Mal esquentou a cadeira presidencial, Lula já soou o apito para que seu rebanho militante arrebanhasse seus surrados bodes expiatórios. Segundo levantamento do Estado, em um mês Lula já apelou ao menos oito vezes ao antagonismo entre ricos e pobres. A invasão às sedes dos Três Poderes, por exemplo, “foi uma revolta dos ricos que perderam as eleições”. A bola da vez é o Banco Central, acusado de perseguir uma meta da inflação que não é o padrão “brasileiro”, seja lá o que isso queira dizer.

Na mitologia lulopetista, o Brasil vivia uma espiral virtuosa até o “golpe” destruir tudo. “Essa é a explicação que encontrei para o impeachment da presidente Dilma Rousseff, minha prisão e as várias mentiras fabricadas contra o PT”, disse Lula a um jornal chinês. “A única explicação que posso encontrar é esta. Os Estados Unidos estão sempre intervindo na política latino-americana.”

Assim Lula estima as instituições nacionais: a imprensa, que denunciou escândalos de corrupção como o mensalão e o petrolão; a polícia, que os investigou; o Judiciário, que os condenou; o Congresso, que num processo presidido pela Suprema Corte destituiu sua criatura por crimes de responsabilidade, todos são fantoches de um grande complô do “imperialismo estadunidense”, do “capital”, das “elites” contra o “povo”, obviamente encarnado em Lula.

O PT se escandaliza com a miséria e a desigualdade, como se suas políticas econômicas negacionistas não tivessem nada a ver com a pior recessão da história recente; escandaliza-se com a corrupção, como se ela nada tivesse a ver com o sistemático aparelhamento do Estado para servir aos interesses do partido; escandaliza-se com a radicalização, como se ela nada tivesse a ver com a renitente demonização de seus adversários e críticos.

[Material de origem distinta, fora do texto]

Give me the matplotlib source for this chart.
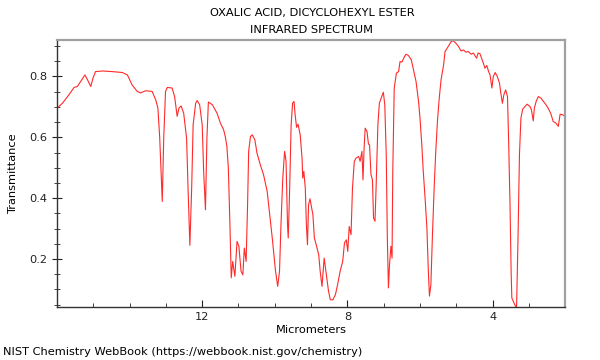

Questionado duas vezes em entrevista à RedeTV! sobre o que teria a dizer a todos que o rejeitaram nas urnas – que, somados os votos ao adversário, nulos, brancos e ausentes, representam quase 60% do eleitorado –, Lula só aludiu à “indústria de mentiras criada nesse país”. Ou seja, toda essa gente é mera massa de manobra ludibriada pela conspiração contra o PT. Logo, suas opiniões não são passíveis de conciliação, só de retificação ou retaliação.

Na verdade, o que Lula não tolera não é o empresariado, o Banco Central, a imprensa, o Judiciário, o Congresso, as massas que protestaram inúmeras vezes nas ruas; o que Lula não tolera é a insubmissão. Quaisquer parcelas da sociedade civil ou das instituições públicas que não sejam submissas ao projeto de poder hegemônico do PT já foram julgadas e condenadas pelo “tribunal da História”. Elas são culpadas de não rezar o credo petista, de não prestar genuflexão ao grande líder, e devem ser sacrificadas no altar erguido ao seu culto, como irredimíveis bodes expiatórios.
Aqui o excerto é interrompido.